Friday, May 15, 2015

Homeless Jesus and Homelessness

The Rev. Nancy E. Gossling

I’ve been on the periphery of the homeless community for 30 years now. As the outreach chair of the vestry of Trinity Episcopal Church in Newtown, Connecticut, I became involved with Amos House, a transitional living facility for homeless families. This house was an ecumenical and civic response to women and children who needed a place and programs to help them live a more stable life. Named after the Old Testament/Hebrew prophet, Amos House dropped its plumb line down into our society and found some walls in need of straightening.
            Speaking of walls, I’ve encountered a few in my vocation as a priest in the Church. Whereas walls are intended to protect us from the elements, and from people and animals who may do us harm, walls can also block us from seeing what’s going on outside. This is one reason I liked being part of the Church by the Pond in Bushnell Park. You can see the natural world. You run into homeless men and women. Outside the walls of the Church, the barriers are lowered between the homeless and the housed, between people and animals, between rich and poor, between the natural world and the created world, between the human and the divine. We share the same space; we share the same grace, without anything being said or done. And that’s a good start.
            There has been a lot of publicity recently about sculptures called “The Homeless Jesus.” Variations have him lying on a bench or crouched over and sitting on the ground. Frankly, I’m beginning to wonder about them; and so, I risk sharing some questions.

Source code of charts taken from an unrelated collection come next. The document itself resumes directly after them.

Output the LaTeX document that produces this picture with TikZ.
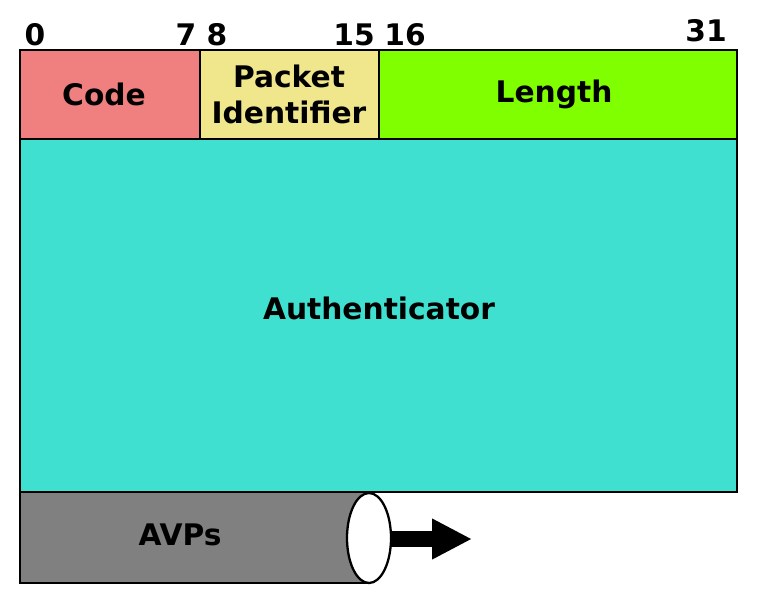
\documentclass[tikz,border=0pt]{standalone}
\usepackage{fontspec}
\setmainfont{DejaVu Sans}
\usepackage{tikz}
\usetikzlibrary{positioning,
                arrows.meta}                % arrow tips

\definecolor{codered}{HTML}{F08080}
\definecolor{pidyellow}{HTML}{F0E68C}
\definecolor{lengreen}{HTML}{7FFF00}
\definecolor{authcyan}{HTML}{40E0D0}
\definecolor{avpgray}{HTML}{808080}

\tikzset{field/.style={draw=black, line width=1.3pt},
         lbl/.style={font=\fontsize{16.9}{20.4}\selectfont\bfseries, inner sep=0pt, anchor=base, align=center}}

\begin{document}
\begin{tikzpicture}[x=0.02cm, y=-0.02cm]
      \useasboundingbox (0,0) rectangle (759,606);

      % header row
      \filldraw[field, fill=codered] (20,50) rectangle (200,139);
      \filldraw[field, fill=pidyellow] (200,50) rectangle (379,139);
      \filldraw[field, fill=lengreen] (379,50) rectangle (737,139);
      \filldraw[field, fill=authcyan] (20,139) rectangle (737,492);

      % bit numbers
      \node[lbl] (bit0) at (35,45) {0};
      \node[lbl] (bit7) at (186,45) {7};
      \node[lbl] (bit8) at (217,45) {8};
      \node[lbl] (bit15) at (354,45) {15};
      \node[lbl] (bit16) at (405,45) {16};
      \node[lbl] (bit31) at (706,41) {31};

      \node[lbl] (code) at (104,105) {Code};
      \node[lbl] (pid) at (289,123) {Packet\\Identifier};
      \node[lbl] (length) at (554,102) {Length};
      \node[lbl] (auth) at (379,319) {Authenticator};

      % AVPs as a tube
      \fill[avpgray] (20,492) rectangle (369,583);
      \draw[field] (369,492) -- (20,492) -- (20,583) -- (369,583);
      \filldraw[field, fill=white] (369,538) ellipse [x radius=22, y radius=45];
      \node[lbl] (avps) at (180,545) {AVPs};

      \coordinate (avpend) at (391,539);
      \coordinate (avptip) at (472,539);
      \draw[line width=0.31cm, -{Triangle[length=0.8cm, width=0.76cm]}] (avpend) -- (avptip);
\end{tikzpicture}
\end{document}
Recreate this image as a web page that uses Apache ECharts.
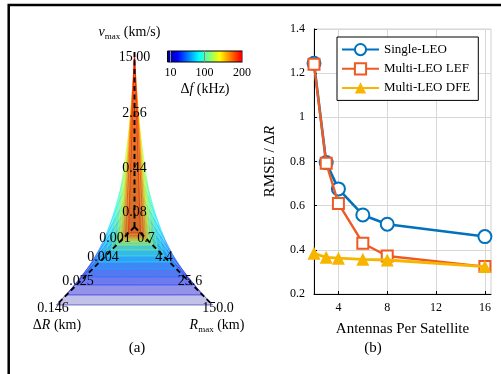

  • What actually was the life of Jesus of Nazareth and his disciples really like?
  • What is the point of having these sculptures on our church property?
  • Does the location of the church make a difference?
  • If any responses are elicited, what are they?
            Since moving to Cambridge, I’ve been on the periphery of the homeless community once again. I’ve had lunch with them and joined them for Eucharist inside the church on Mondays. I’ve written my blogs and prayed with them on Tuesdays. I’ve walked with them to raise money for Project Bread. And I’ve encountered them on the grass, on the park benches, and yes even on the church steps. I’ve also spoken with leaders about homelessness. Real Life. Real Church. I’ve learned a lot from my conversations.
            While I believe that glass ceilings need to be broken, and certain church walls need to come tumbling down, I also think we need more boots on the ground. While many people talk about Jesus’ preferential option for the poor, Jesus preferred a variety of disciples. Like the homeless, Jesus could find shelter, food, and clothing; and sometimes he even chose “no place” to call his home. Like you and me, like them and us, we all have insecurities. We also all have real desires for love, friendship, safety, dignity, opportunities to give as well as receive, and a sense of belonging.
             Mental illness, addictions, autism, generational poverty, poor education and ignorance not to mention injustice, prejudice, and flawed systems continue to contribute to homelessness. The real Jesus has moved from the park bench to his heavenly Father’s home, where there are many rooms for all of  us. Addressing the issues that Jesus cared about is up to us, and while I appreciate the art and the sentiment in the sculptures of homeless Jesus, I just don’t think that’s what he would be doing if he were still here. And I’m still not sure what I can do.